> Task directions
Write out again, word for word, the lines below from the line that holds "Convert this chart to Plotly code." through the line that holds "n_months = 66", omitting pictures.

> Dataset records
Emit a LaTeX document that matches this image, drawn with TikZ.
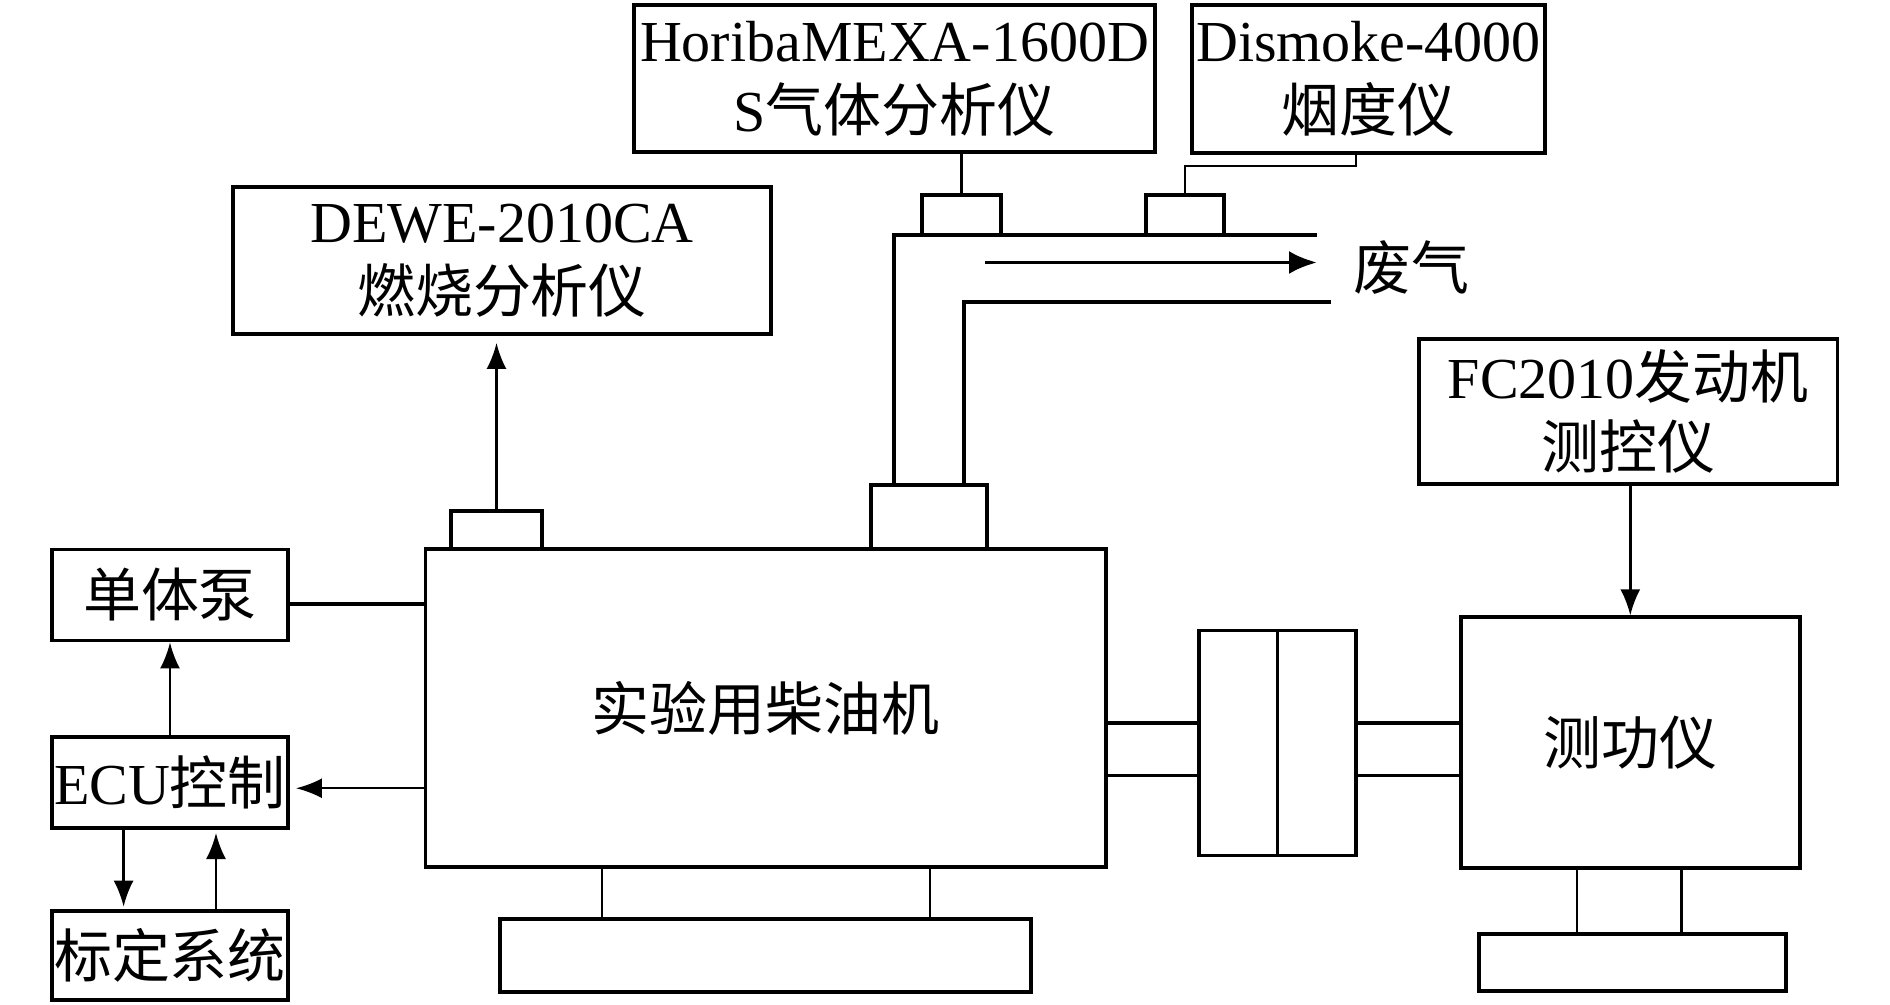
\documentclass[tikz,border=0pt]{standalone}
\usepackage{fontspec}
\setmainfont{Liberation Serif}
\newfontfamily\zhfont{Noto Sans CJK SC}
\newcommand{\zh}[1]{{\zhfont #1}}
\usepackage{tikz}
\usetikzlibrary{calc, arrows.meta, positioning}

\begin{document}
\begin{tikzpicture}[>=Latex, font=\fontsize{16.5}{20}\selectfont]
    \tikzstyle{box} = [rectangle, draw, line width=1.1pt, inner sep=0pt, align=center]
    \tikzstyle{part} = [rectangle, draw, line width=1.1pt, inner sep=0pt]
    \tikzstyle{line} = [draw, line width=0.7pt]
    \tikzstyle{wall} = [draw, line width=1.1pt]
    \tikzstyle{arrow} = [draw, line width=0.7pt, -{Latex[length=0.26cm, width=0.2cm]}]
    \tikzstyle{flow} = [draw, line width=1.1pt, -{Latex[length=0.28cm, width=0.23cm]}]

    \useasboundingbox (0,0) rectangle (18.9,10.04);

    \node [box, minimum width=5.21cm, minimum height=1.47cm] (horiba) at (8.945,9.255) {HoribaMEXA-1600D\\S\zh{气体分析仪}};
    \node [box, minimum width=3.53cm, minimum height=1.48cm] (smoke) at (13.685,9.25) {Dismoke-4000\\\zh{烟度仪}};
    \node [box, minimum width=5.38cm, minimum height=1.47cm] (dewe) at (5.02,7.435) {DEWE-2010CA\\\zh{燃烧分析仪}};
    \node [box, minimum width=4.185cm, minimum height=1.454cm] (fc) at (16.2825,5.927) {FC2010\zh{发动机}\\\zh{测控仪}};

    \node [part, minimum width=0.79cm, minimum height=0.4cm] (hsensor) at (9.615,7.89) {};
    \node [part, minimum width=0.78cm, minimum height=0.4cm] (dsensor) at (11.85,7.89) {};
    \node [part, minimum width=1.16cm, minimum height=0.64cm] (exhaust) at (9.29,4.87) {};
    \node [part, minimum width=0.91cm, minimum height=0.38cm] (csensor) at (4.965,4.74) {};

    \node [box, minimum width=6.805cm, minimum height=3.18cm] (engine) at (7.6575,2.96) {\zh{实验用柴油机}};
    \node [part, minimum width=5.31cm, minimum height=0.73cm] (base) at (7.655,0.4815) {};
    \node [part, minimum width=1.574cm, minimum height=2.25cm] (coupling) at (12.773,2.6105) {};
    \node [box, minimum width=3.394cm, minimum height=2.507cm] (dyno) at (16.303,2.6135) {\zh{测功仪}};
    \node [part, minimum width=3.07cm, minimum height=0.572cm] (dbase) at (16.325,0.413) {};

    \node [box, minimum width=2.36cm, minimum height=0.91cm] (pump) at (1.70,4.09) {\zh{单体泵}};
    \node [box, minimum width=2.36cm, minimum height=0.907cm] (ecu) at (1.70,2.2175) {ECU\zh{控制}};
    \node [box, minimum width=2.36cm, minimum height=0.894cm] (calib) at (1.70,0.487) {\zh{标定系统}};

    \node (gas) at (14.11,7.36) {\zh{废气}};

    \coordinate (pipetop) at (13.17,7.69);
    \coordinate (pipebot) at (13.31,7.02);
    \coordinate (flowin) at (9.85,7.415);
    \coordinate (shafta) at (0,2.812);
    \coordinate (shaftb) at (0,2.285);
    \coordinate (pumpout) at ($(pump.east)+(0,-0.092)$);
    \coordinate (ecuin) at ($(ecu.east)+(0.06,-0.06)$);

    \path [wall] ([xshift=0.25cm]exhaust.north west) |- (pipetop);
    \path [wall] ([xshift=-0.25cm]exhaust.north east) |- (pipebot);
    \path [flow] (flowin) -- (flowin -| pipetop);

    \path [line] (hsensor.north) -- (hsensor.north |- horiba.south);
    \path [line] (dsensor.north) -- ++(0,0.27) -| ([xshift=-0.125cm]smoke.south);
    \path [arrow, shorten >=0.07cm] (csensor.north) -- (csensor.north |- dewe.south);

    \path [line] ([xshift=-1.64cm]engine.south) -- ([xshift=-1.64cm]engine.south |- base.north);
    \path [line] ([xshift=1.645cm]engine.south) -- ([xshift=1.645cm]engine.south |- base.north);
    \path [line] (coupling.north) -- (coupling.south);
    \path [wall] (engine.east |- shafta) -- (coupling.west |- shafta);
    \path [wall] (engine.east |- shaftb) -- (coupling.west |- shaftb);
    \path [wall] (coupling.east |- shafta) -- (dyno.west |- shafta);
    \path [wall] (coupling.east |- shaftb) -- (dyno.west |- shaftb);
    \path [line] ([xshift=-0.533cm]dyno.south) -- ([xshift=-0.533cm]dyno.south |- dbase.north);
    \path [line] ([xshift=0.513cm]dyno.south) -- ([xshift=0.513cm]dyno.south |- dbase.north);
    \path [arrow] (fc.south -| dyno.north) -- (dyno.north);

    \path [wall] (pumpout) -- (engine.west |- pumpout);
    \path [arrow] (engine.west |- ecuin) -- (ecuin);
    \path [arrow] (ecu.north) -- (pump.south);
    \path [arrow, shorten >=0.02cm] ([xshift=-0.464cm]ecu.south) -- ([xshift=-0.464cm]calib.north);
    \path [arrow, shorten >=0.035cm] ([xshift=0.46cm]calib.north) -- ([xshift=0.46cm]ecu.south);
\end{tikzpicture}
\end{document}
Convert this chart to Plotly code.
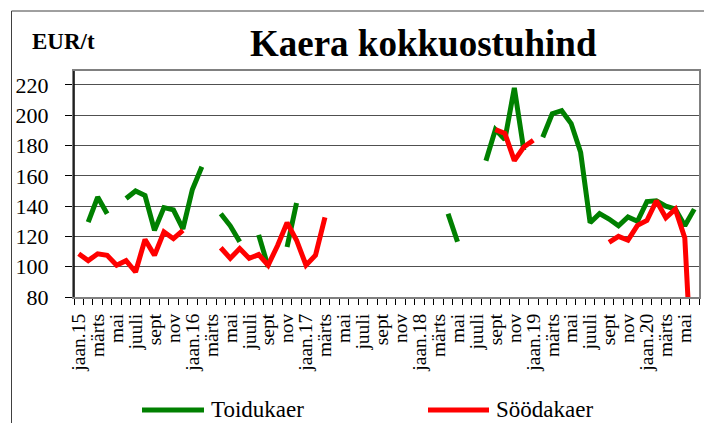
import plotly.graph_objects as go

years = [15, 16, 17, 18, 19, 20]
month_names = ["jaan", "veebr", "märts", "apr", "mai", "juuni",
               "juuli", "aug", "sept", "okt", "nov", "dets"]
n_months = 66  # jaan.2015 ... juuni.2020

toidukaer = [None, 129.5, 146, 135, None, 145, 150, 147, 124, 139, 137.5, 125,
             151, 166, None, 135, 127, 116.5, None, 121, 100, None, 113, 142,
             None, None, None, None, None, None, None, None, None, None, None, None,
             None, None, None, 135, 116.5, None, None, 170, 190.5, 184, 218, 177,
             None, 185.5, 201, 203, 194.5, 175.5, 129, 135, 131.5, 127, 132.8, 130,
             143, 143.5, 140, 138, 127, 138]
soodakaer = [108.5, 104, 108.5, 107.5, 101, 104, 96.5, 118, 107.5, 123, 118.5, 124,
             None, None, None, 112.5, 105.5, 112, 105.5, 108, 101, 114, 129, 117.5,
             101, 107.5, 132.5, None, None, None, None, None, None, None, None, None,
             None, None, None, None, None, None, None, None, 190.5, 188, 170, 179,
             183.5, None, None, None, None, None, None, None, 116, 120, 117.5, 127.3,
             130.5, 143.5, 132.3, 138, 119, 0]

x = list(range(n_months))
tick_text = []
for i in x:
    m = i % 12
    y = years[i // 12]
    if m % 2 == 1:
        tick_text.append("")
    elif m == 0:
        tick_text.append(f"jaan.{y}")
    else:
        tick_text.append(month_names[m])

SERIF = "Liberation Serif, Times New Roman, serif"

fig = go.Figure()
fig.add_trace(go.Scatter(x=x, y=toidukaer, mode="lines", name="Toidukaer",
                         line=dict(color="#008000", width=5), showlegend=False))
fig.add_trace(go.Scatter(x=x, y=soodakaer, mode="lines", name="Söödakaer",
                         line=dict(color="#FF0000", width=5), showlegend=False))

L, R, T, B = 74, 5, 71, 126
W, H = 704, 423
pw, ph = W - L - R, H - T - B

def px(xp):
    return (xp - L) / pw

def py(yp):
    return (H - B - yp) / ph

fig.update_layout(
    width=W, height=H,
    margin=dict(l=L, r=R, t=T, b=B),
    paper_bgcolor="white", plot_bgcolor="white",
    font=dict(family=SERIF, color="black"),
    xaxis=dict(range=[-0.5, n_months - 0.5], tickmode="array", tickvals=x,
               ticktext=tick_text, ticks="", tickangle=-90, automargin=False,
               tickfont=dict(size=19.5, family=SERIF, color="black"),
               ticklabelstandoff=7,
               showgrid=False, zeroline=False,
               showline=True, linecolor="#808080", linewidth=2, mirror=True,
               minor=dict(tick0=-0.5, dtick=1, ticks="outside", ticklen=6,
                          tickcolor="black", tickwidth=1, showgrid=False)),
    yaxis=dict(range=[80, 229.2], tickmode="array", automargin=False,
               tickvals=[80, 100, 120, 140, 160, 180, 200, 220],
               ticks="outside", ticklen=7, tickcolor="black",
               tickfont=dict(size=22, family=SERIF, color="black"),
               ticklabelstandoff=12,
               showgrid=True, gridcolor="#505050", gridwidth=1,
               zeroline=False, showline=True, linecolor="#808080",
               linewidth=2, mirror=True),
    shapes=[
        dict(type="line", xref="paper", yref="paper", x0=0, x1=0, y0=0, y1=1,
             line=dict(color="black", width=1.5), layer="above"),
        dict(type="rect", xref="paper", yref="paper",
             x0=px(11.5), x1=px(720), y0=py(440), y1=py(11),
             line=dict(color="#404040", width=1), layer="below"),
        dict(type="line", xref="paper", yref="paper", x0=px(142), x1=px(204),
             y0=py(410), y1=py(410), line=dict(color="#008000", width=5)),
        dict(type="line", xref="paper", yref="paper", x0=px(428), x1=px(489),
             y0=py(410), y1=py(410), line=dict(color="#FF0000", width=5)),
    ],
    annotations=[
        dict(text="<b>Kaera kokkuostuhind</b>", xref="paper", yref="paper",
             x=px(423), y=py(44), xanchor="center", yanchor="middle",
             showarrow=False, font=dict(size=37, family=SERIF, color="black")),
        dict(text="<b>EUR/t</b>", xref="paper", yref="paper",
             x=px(63), y=py(41), xanchor="center", yanchor="middle",
             showarrow=False, font=dict(size=23, family=SERIF, color="black")),
        dict(text="Toidukaer", xref="paper", yref="paper",
             x=px(209), y=py(409), xanchor="left", yanchor="middle",
             showarrow=False, font=dict(size=23, family=SERIF, color="black")),
        dict(text="Söödakaer", xref="paper", yref="paper",
             x=px(494), y=py(409), xanchor="left", yanchor="middle",
             showarrow=False, font=dict(size=23, family=SERIF, color="black")),
    ],
)

fig.write_html("out.html", config={"displayModeBar": False},
               post_script="document.body.style.margin='0';document.body.style.overflow='hidden';")
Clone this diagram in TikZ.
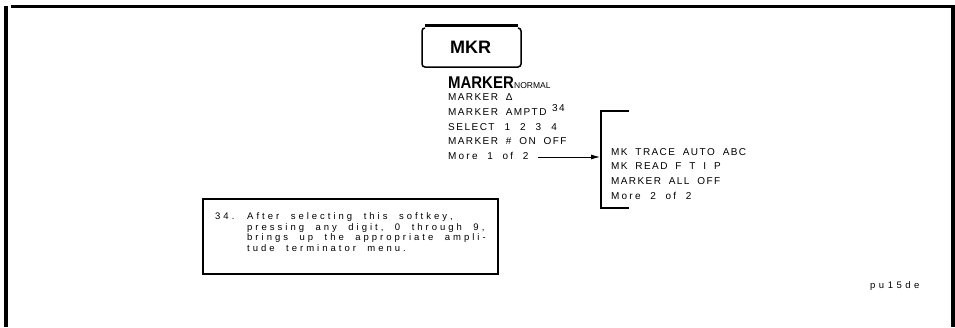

> Solution to this task
Convert this chart to Plotly code.
import plotly.graph_objects as go

years = [15, 16, 17, 18, 19, 20]
month_names = ["jaan", "veebr", "märts", "apr", "mai", "juuni",
               "juuli", "aug", "sept", "okt", "nov", "dets"]
n_months = 66  # jaan.2015 ... juuni.2020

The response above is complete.